* BEGIN *
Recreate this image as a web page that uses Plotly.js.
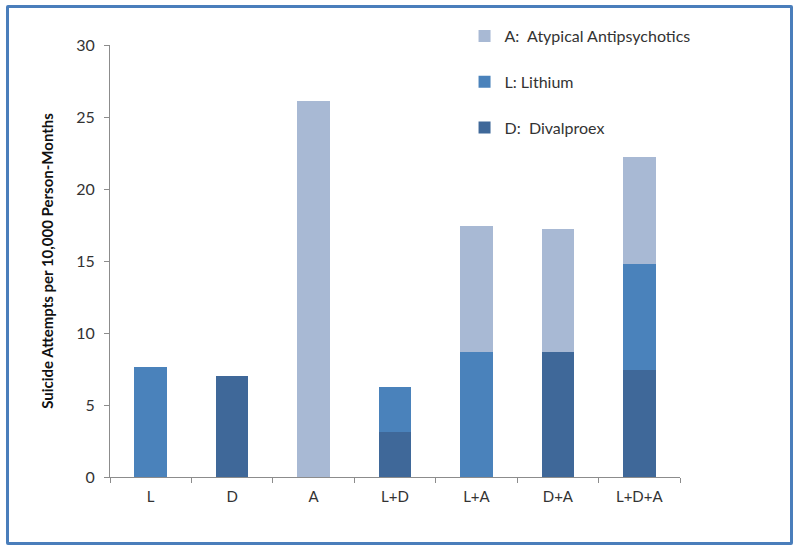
<!DOCTYPE html>
<html>
<head>
<meta charset="utf-8">
<script src="https://cdn.plot.ly/plotly-3.0.1.min.js"></script>
<style>
  html, body { margin: 0; padding: 0; background: #fff; }
  #wrap { position: relative; width: 800px; height: 551px; }
  #chart { width: 800px; height: 551px; }
  #frame { position: absolute; left: 6px; top: 5px; width: 781px; height: 534px;
           border: 3px solid #4a7ebb; border-radius: 2px; pointer-events: none; }
</style>
</head>
<body>
<div id="wrap">
  <div id="chart"></div>
  <div id="frame"></div>
</div>
<script>
const categories = ["L", "D", "A", "L+D", "L+A", "D+A", "L+D+A"];
const divalproex = [0, 7.0, 0, 3.15, 0, 8.65, 7.4];
const lithium    = [7.65, 0, 0, 3.1, 8.7, 0, 7.4];
const atypical   = [0, 0, 26.1, 0, 8.7, 8.6, 7.4];
const seriesNames = ["D:  Divalproex", "L: Lithium", "A:  Atypical Antipsychotics"];
const seriesColors = ["#3f6899", "#4a82bb", "#a8b9d4"];
const yTicks = [0, 5, 10, 15, 20, 25, 30];

const values = [divalproex, lithium, atypical];
const traces = values.map((v, i) => ({
  type: "bar",
  x: categories,
  y: v,
  name: seriesNames[i],
  legendgroup: "g" + i,
  legendrank: 1000 - i,
  marker: { color: seriesColors[i], line: { width: 0 } },
  hoverinfo: "x+y+name"
}));

const font = "Lato, 'Open Sans', sans-serif";
const layout = {
  width: 800, height: 551,
  margin: { l: 110, r: 120, t: 45, b: 74 },
  paper_bgcolor: "#ffffff",
  plot_bgcolor: "#ffffff",
  barmode: "stack",
  bargap: 0.6,
  showlegend: true,
  legend: {
    x: 0.622, y: 1.06, xanchor: "left", yanchor: "top",
    traceorder: "grouped",
    tracegroupgap: 22,
    font: { family: font, size: 16, color: "#333333" },
    bgcolor: "rgba(0,0,0,0)",
    itemwidth: 30
  },
  xaxis: {
    type: "category",
    range: [-0.5, 6.5],
    showline: true, linecolor: "#8c8c8c", linewidth: 1,
    ticks: "outside", ticklen: 5, tickcolor: "#8c8c8c",
    tickson: "boundaries",
    showgrid: false, zeroline: false,
    tickfont: { family: font, size: 15, color: "#333333" },
    ticklabelstandoff: 6
  },
  yaxis: {
    range: [0, 30],
    tickvals: yTicks,
    ticktext: yTicks.map(String),
    showline: true, linecolor: "#8c8c8c", linewidth: 1,
    ticks: "outside", ticklen: 5, tickcolor: "#8c8c8c",
    showgrid: false, zeroline: false,
    tickfont: { family: font, size: 16, color: "#333333" },
    ticklabelstandoff: 6,
    title: {
      text: "Suicide Attempts per 10,000 Person-Months",
      font: { family: font, size: 15, color: "#111111", weight: "bold" },
      standoff: 18
    }
  }
};

Plotly.newPlot("chart", traces, layout, { displayModeBar: false, staticPlot: true });
</script>
</body>
</html>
* END *
## [EXERCISE AIM]
Print the listing above in full, exactly as written. Omit any pictures.

## [RESPONSE]
Recreate this image as a web page that uses Plotly.js.
<!DOCTYPE html>
<html>
<head>
<meta charset="utf-8">
<script src="https://cdn.plot.ly/plotly-3.0.1.min.js"></script>
<style>
  html, body { margin: 0; padding: 0; background: #fff; }
  #wrap { position: relative; width: 800px; height: 551px; }
  #chart { width: 800px; height: 551px; }
  #frame { position: absolute; left: 6px; top: 5px; width: 781px; height: 534px;
           border: 3px solid #4a7ebb; border-radius: 2px; pointer-events: none; }
</style>
</head>
<body>
<div id="wrap">
  <div id="chart"></div>
  <div id="frame"></div>
</div>
<script>
const categories = ["L", "D", "A", "L+D", "L+A", "D+A", "L+D+A"];
const divalproex = [0, 7.0, 0, 3.15, 0, 8.65, 7.4];
const lithium    = [7.65, 0, 0, 3.1, 8.7, 0, 7.4];
const atypical   = [0, 0, 26.1, 0, 8.7, 8.6, 7.4];
const seriesNames = ["D:  Divalproex", "L: Lithium", "A:  Atypical Antipsychotics"];
const seriesColors = ["#3f6899", "#4a82bb", "#a8b9d4"];
const yTicks = [0, 5, 10, 15, 20, 25, 30];

const values = [divalproex, lithium, atypical];
const traces = values.map((v, i) => ({
  type: "bar",
  x: categories,
  y: v,
  name: seriesNames[i],
  legendgroup: "g" + i,
  legendrank: 1000 - i,
  marker: { color: seriesColors[i], line: { width: 0 } },
  hoverinfo: "x+y+name"
}));

const font = "Lato, 'Open Sans', sans-serif";
const layout = {
  width: 800, height: 551,
  margin: { l: 110, r: 120, t: 45, b: 74 },
  paper_bgcolor: "#ffffff",
  plot_bgcolor: "#ffffff",
  barmode: "stack",
  bargap: 0.6,
  showlegend: true,
  legend: {
    x: 0.622, y: 1.06, xanchor: "left", yanchor: "top",
    traceorder: "grouped",
    tracegroupgap: 22,
    font: { family: font, size: 16, color: "#333333" },
    bgcolor: "rgba(0,0,0,0)",
    itemwidth: 30
  },
  xaxis: {
    type: "category",
    range: [-0.5, 6.5],
    showline: true, linecolor: "#8c8c8c", linewidth: 1,
    ticks: "outside", ticklen: 5, tickcolor: "#8c8c8c",
    tickson: "boundaries",
    showgrid: false, zeroline: false,
    tickfont: { family: font, size: 15, color: "#333333" },
    ticklabelstandoff: 6
  },
  yaxis: {
    range: [0, 30],
    tickvals: yTicks,
    ticktext: yTicks.map(String),
    showline: true, linecolor: "#8c8c8c", linewidth: 1,
    ticks: "outside", ticklen: 5, tickcolor: "#8c8c8c",
    showgrid: false, zeroline: false,
    tickfont: { family: font, size: 16, color: "#333333" },
    ticklabelstandoff: 6,
    title: {
      text: "Suicide Attempts per 10,000 Person-Months",
      font: { family: font, size: 15, color: "#111111", weight: "bold" },
      standoff: 18
    }
  }
};

Plotly.newPlot("chart", traces, layout, { displayModeBar: false, staticPlot: true });
</script>
</body>
</html>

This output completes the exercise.